# Image guided sinus surgery



## eblanken

Does anyone have any physicians using image guidance for sinus surgery? My physicians have started using this and I am having trouble deciding on an appropriate code. I am looking at 77011 but I'd like to hear what others are using.

Thanks!


----------



## coderguy1939

Check out 61795.


----------



## msbrowning

*Help please....*

Does anyone know the correct CPT code for:

Bilateral nasal endoscopic maxillary sinusectomy with ablation of the turbinates

Any help is greatly appreciated........


----------



## BCrandall

msbrowning said:


> Does anyone know the correct CPT code for:
> 
> Bilateral nasal endoscopic maxillary sinusectomy with ablation of the turbinates
> 
> Any help is greatly appreciated........

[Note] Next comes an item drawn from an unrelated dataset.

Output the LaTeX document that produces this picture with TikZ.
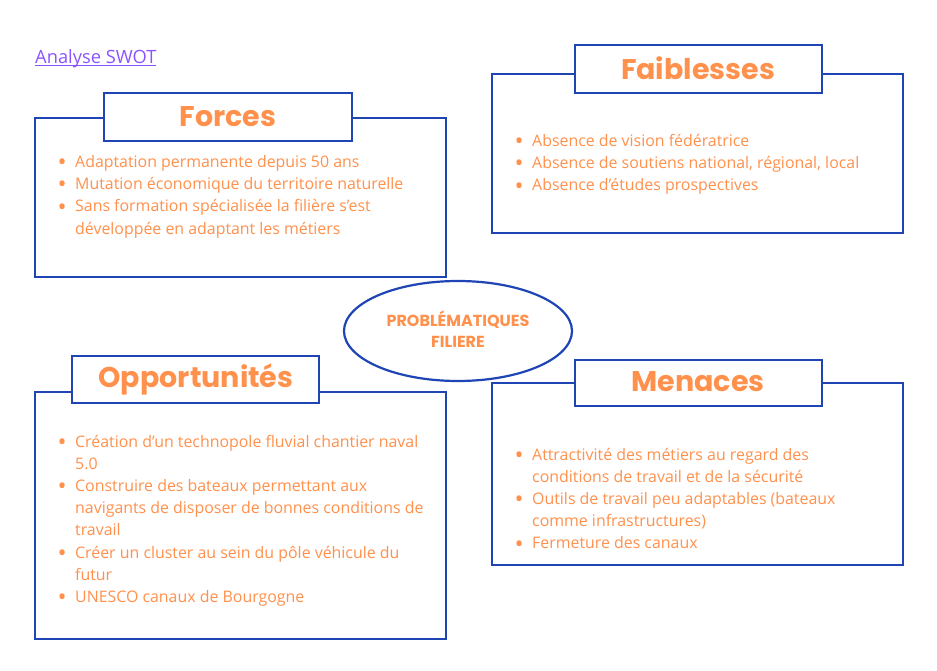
\documentclass[tikz,border=0pt]{standalone}
\usepackage{fontspec}
\setmainfont{Open Sans}
\newfontfamily\titlefont{Poppins}
\usetikzlibrary{shapes.geometric}
\definecolor{swotorange}{HTML}{FF914D}
\definecolor{swotblue}{HTML}{1F45B5}
\definecolor{swotpurple}{HTML}{8C52FF}
\newcommand{\bul}{\makebox[15pt][l]{\hspace{-2.5pt}\raisebox{-3.2pt}{\fontsize{24}{24}\selectfont •}}}
\newcommand{\cont}{\hspace*{15pt}}
\newcommand{\linkline}[1]{\setbox0\hbox{#1}\rlap{\rule[-2.6pt]{\wd0}{1.1pt}}\box0}
\tikzset{
  bigbox/.style={draw=swotblue, line width=2.8pt, fill=white},
  titlebox/.style={draw=swotblue, line width=2.8pt, fill=white},
  titletext/.style={text=swotorange, font=\titlefont\bfseries\fontsize{28.5}{30}\selectfont, inner sep=0pt},
  listtext/.style={text=swotorange, inner sep=0pt, anchor=base west, font=\fontsize{15.9}{22.2}\selectfont},
}
\begin{document}
\begin{tikzpicture}[x=1pt,y=-1pt]
\useasboundingbox (0,0) rectangle (937,671);
% link
\node[anchor=base west, inner sep=0pt, text=swotpurple, font=\fontsize{18.3}{20}\selectfont] (swot) at (35,63.5) {\linkline{Analyse SWOT}};

% Forces
\draw[bigbox] (35,118) rectangle (446,277);
\draw[titlebox] (104,93) rectangle (352,141);
\node[titletext] (forces) at (228,117) {Forces};
\node[listtext] (forceslist) at (60,167.5) {\begin{tabular}[t]{@{}l@{}}
\bul Adaptation permanente depuis 50 ans\\
\bul Mutation économique du territoire naturelle\\
\bul Sans formation spécialisée la filière s’est\\
\cont développée en adaptant les métiers
\end{tabular}};

% Faiblesses
\draw[bigbox] (492,74) rectangle (903,233);
\draw[titlebox] (575,45) rectangle (822,93);
\node[titletext] (faiblesses) at (698,68) {Faiblesses};
\node[listtext] (faiblesseslist) at (517,146.5) {\begin{tabular}[t]{@{}l@{}}
\bul Absence de vision fédératrice\\
\bul Absence de soutiens national, régional, local\\
\bul Absence d’études prospectives
\end{tabular}};

% Center ellipse
\node[draw=swotblue, line width=2.2pt, ellipse, minimum width=228pt, minimum height=100pt, fill=white] (center) at (458,331) {};
\node[text=swotorange, font=\titlefont\bfseries\fontsize{16}{21}\selectfont, align=center, inner sep=0pt] (centertext) at (458,329.5) {PROBLÉMATIQUES\\FILIERE};

% Opportunites
\draw[bigbox] (35,392) rectangle (446,639);
\draw[titlebox] (72,356) rectangle (319,403);
\node[titletext] (opportunites) at (196,379) {Opportunités};
\node[listtext] (opplist) at (60,447) {\begin{tabular}[t]{@{}l@{}}
\bul Création d’un technopole fluvial chantier naval\\
\cont 5.0\\
\bul Construire des bateaux permettant aux\\
\cont navigants de disposer de bonnes conditions de\\
\cont travail\\
\bul Créer un cluster au sein du pôle véhicule du\\
\cont futur\\
\bul UNESCO canaux de Bourgogne
\end{tabular}};

% Menaces
\draw[bigbox] (492,383) rectangle (903,565);
\draw[titlebox] (575,360) rectangle (822,406);
\node[titletext] (menaces) at (698,382) {Menaces};
\node[listtext] (menaceslist) at (517,460) {\begin{tabular}[t]{@{}l@{}}
\bul Attractivité des métiers au regard des\\
\cont conditions de travail et de la sécurité\\
\bul Outils de travail peu adaptables (bateaux\\
\cont comme infrastructures)\\
\bul Fermeture des canaux
\end{tabular}};
\end{tikzpicture}
\end{document}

Can you post the note? From what you have I'd have to go with 31240.


----------



## Dancing Coder

*Medtronic*

I just recieved some information from Medtronic (maker of the Computer-Aided surgical Navigation system we use) 61795 is an add on code + and should be used with 31256-31297.
The code 77011 should be used when a surgeon uses images to understand anatomic positioning and localization during a procedure but is not using the images for surgical navigation, this cleared it up for me, hope it helps you...


----------



## eblanken

Thanks for the info! That definitely helps me out.


----------